If you are a student of drama or just a fan of mid-century American literature, there are ways to engage with this text that go beyond just reading it.

Watch for the overlaps. If you’re reading the script, pay attention to the stage directions regarding simultaneous speech. It’s meant to sound like a symphony of discord. Try to track one character's journey through the jumpy timeline. See if you can spot the exact moment the "official" story of Skelly’s death starts to override what actually happened.

Contextualize the Missouri setting. Wilson was from Missouri. He knew these towns. He knew the specific rhythm of the Ozarks and the way the land shapes the people. Researching the economic state of rural Missouri in the 1960s adds a layer of grit to the play’s atmosphere. The closing of the mines wasn't just a plot point; it was a death sentence for dozens of real-world communities.

Compare it to Wilson’s other work. If you like the mood here, look at The Hot l Baltimore or Fifth of July. You’ll see how Wilson evolved from this experimental, fragmented style into a more grounded (but still lyrical) realism. He never lost his interest in the marginalized or the "left behind."

The Rimers of Eldritch doesn't end with a neat resolution. There is no justice for Skelly. There is no sudden awakening for the townspeople. They just move on, the frost deepens, and the lies become the new truth. It’s a chilling, beautiful, and deeply human piece of theater that refuses to let the audience off the hook.
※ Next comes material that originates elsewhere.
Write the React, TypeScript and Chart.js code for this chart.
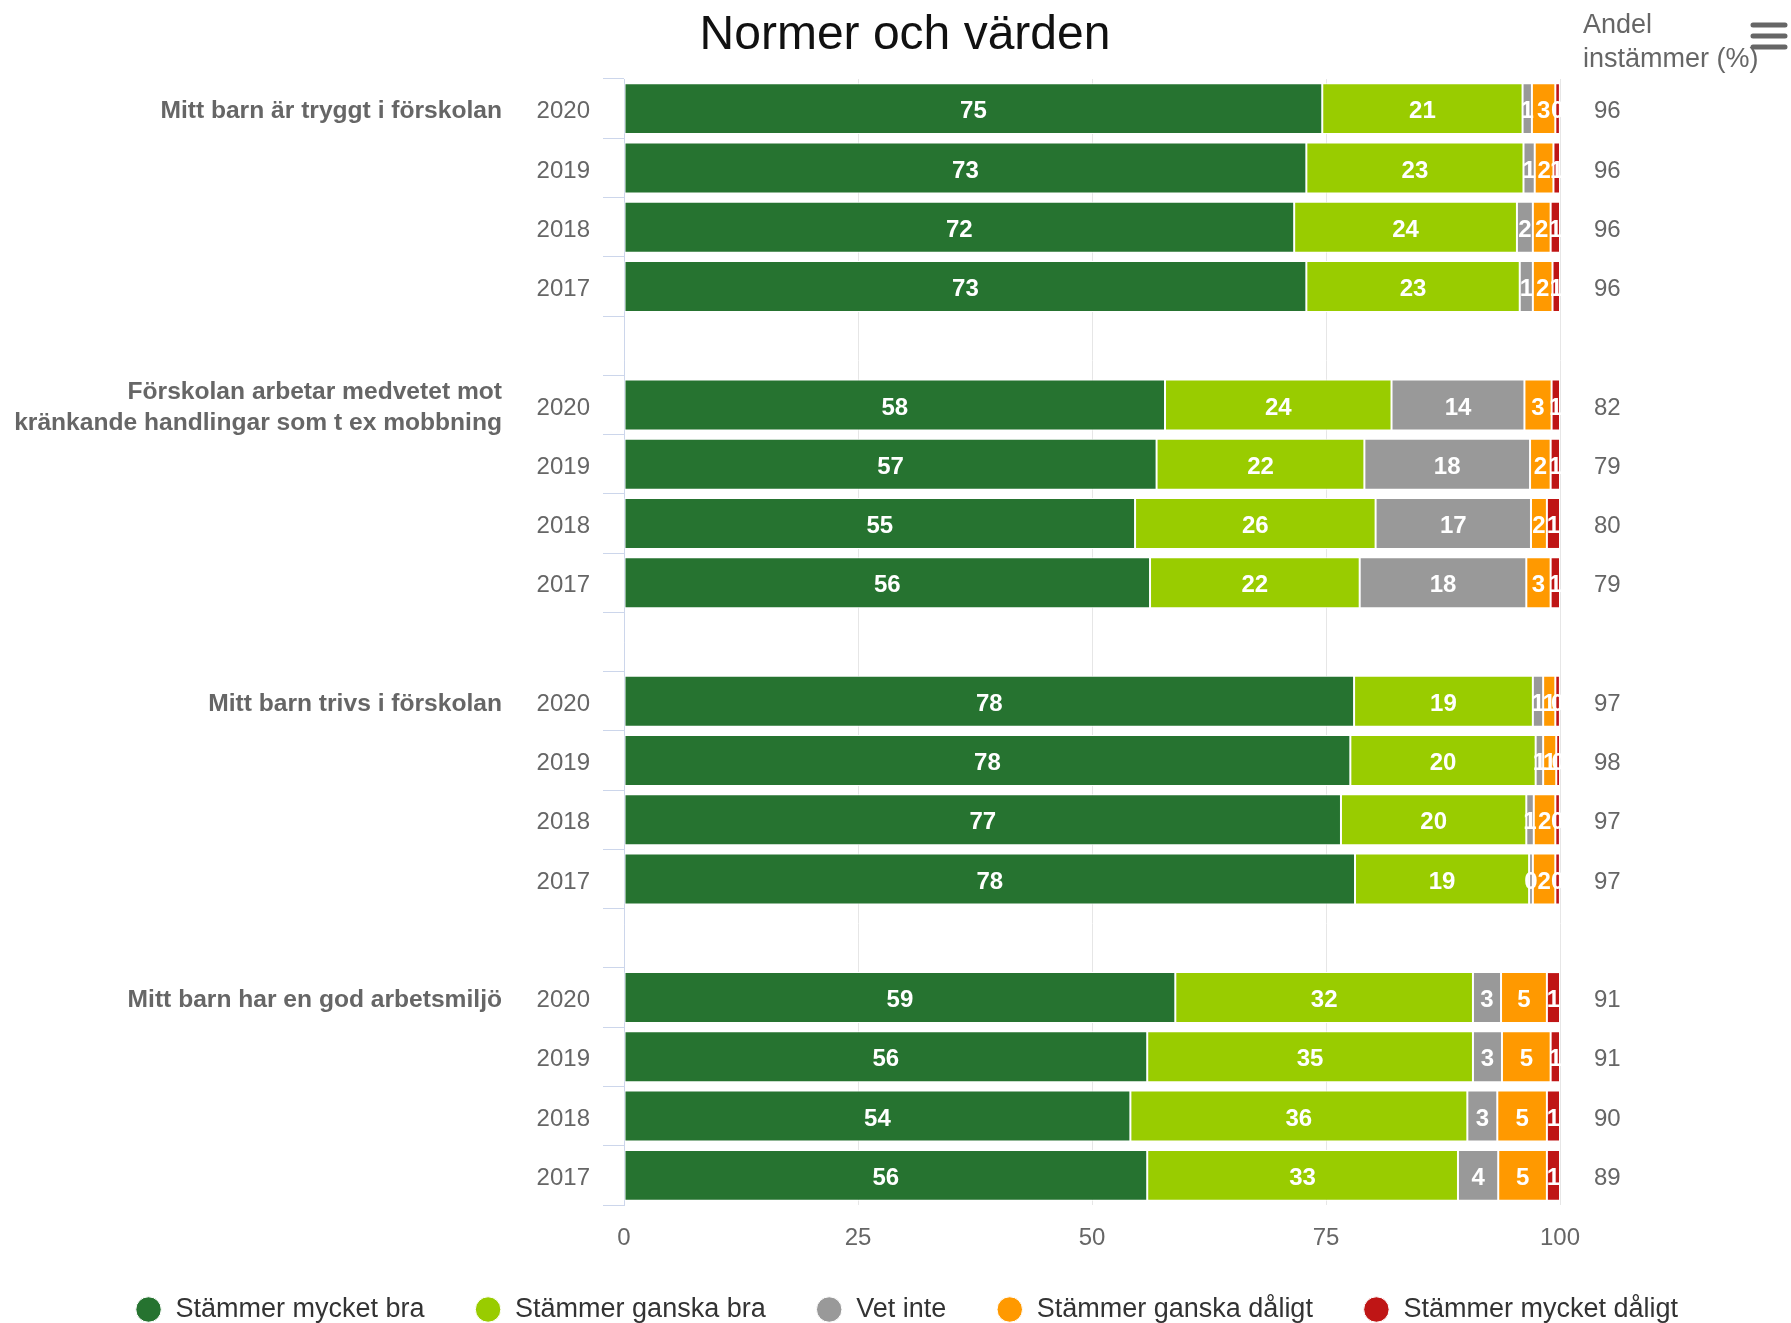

To truly understand the impact of the work, focus on the following steps:

  1. Analyze the "Choral" Sections: Read the overlapping dialogue aloud with a group. Note how the rhythm changes the meaning of individual lines.
  2. Map the Timeline: Create a visual map of the scenes. Since the play is non-linear, seeing the events in chronological order versus the performance order reveals how Wilson manipulates tension.
  3. Research the Circle Repertory Company: Understanding the ensemble-based origins of the play explains why no one character dominates the story.
  4. Evaluate the "Outsider" Trope: Compare Skelly Mannon to other literary "outsiders" in American Gothic literature, such as Boo Radley or the characters of Flannery O'Connor. This provides a broader literary context for Wilson's choices.

By looking past the "murder mystery" surface, you find a complex study of human cruelty and the fragile nature of truth. It's a play that demands you look at the frost before it melts away, revealing the hard, cold ground beneath.